By- Prasun Nabiyal
INTRODUCTION
On 14th January 2023, Industrial Credit and Investment Corporation of India (hereinafter ‘ICICI’) Bank’s former MD Chanda Kochhar was charged with an aggravated form of “Criminal Breach of Trust” under Section 409 of the Indian Penal Code (hereinafter ‘IPC’) She was accused of defrauding the ICICI bank of 1730 crores by approving loans to Videocon in violation of its regulations. This post uses relevant legal principles and case laws to ascertain the foreeable stance to be taken by the courts in determining Chanda Kochhar’s liability under section 409. It then highlights the importance of this case as an opportunity moment for the courts to reconstruct the jurisprudence surrounding section 409.
FROM THE LENS OF LEGAL FORESEEABILITY
The aggravated charge under section requires the accused to commit a breach of trust concerning the property which is entrusted to them in their capacity as any one of the classes of people as listed under section 409.
The “Entrustment” Question
The ICICI bank is a non-natural person and thus needs an authorized individual to conduct its business. Hence, in light of Jaswantrai Manilal Akhaney v. The State of Bombay, property entrusted to the ICICI bank will be treated as if it were entrusted to its employees. In particular, as demonstrated in State By CBI v. K. Sadananda ShettyChanda Kochhar must be attributed to the entrustment of “the power of sanctioning loans to the bank’s customers”.

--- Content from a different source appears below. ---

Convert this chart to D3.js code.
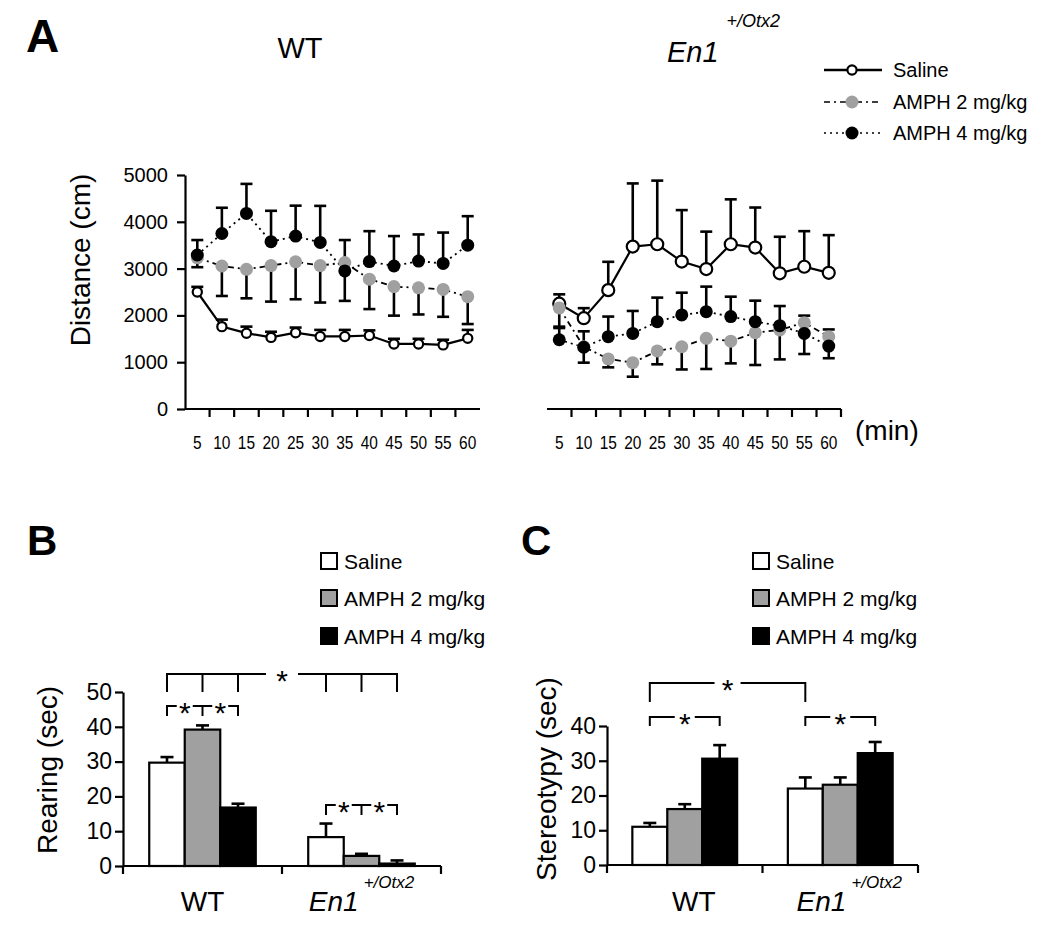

The “Breach of Trust” Question
As observed in State by CBI v. Shri. R. Chitharanjan Das, when entrustment is established, the burden of proof is shifted to the accused. Thus, Chanda Kochhar will have to prove that she did not commit a “Criminal Breach of Trust” with the entrusted property. A plain reading of Section 405 of the IPC reveals that “Criminal Breach of Trust” is said to be committed an entrusted property is dishonestly used/disposed in violation of either “any direction of law prescribing the mode in which such trust is to be discharged ” or “any legal contract, express or implied, which he has made touching the discharge of such trust”. in Mir Nagvi Askari v. CBI, the Supreme Court included “directions, instruments and circulars issued by any authority entitled there for” under “direction of law”. As confirmed by the Bombay HC in Chanda Kochhar v. ICICI Bank Ltd., Chanda Kochhar did not disclose her husband’s involvement in various Videocon-owned companies and his relationship with VN Dhoot. This act of non-disclosure by Chanda Kochhar was in blatant violation of RBI’s Master Circular guidelines. Precisely, this act of non-disclosure is in violation of guideline 2.2.1.6 of RBI’s Master Circular which requires a bank’s Chairman/M. D/any director who is directly or indirectly involved/interested in any proposal to disclose such information to the Board when that proposal is discussed. Chanda Kochhar’s act of non-disclosure was thus clearly in violation of the “direction of law” as provided for under section 405. Hence, in light of the existent legal framework surrounding section 409, the court’s verdict will foreseeably be in the favor of holding Chanda Kochhar guilty under section 409.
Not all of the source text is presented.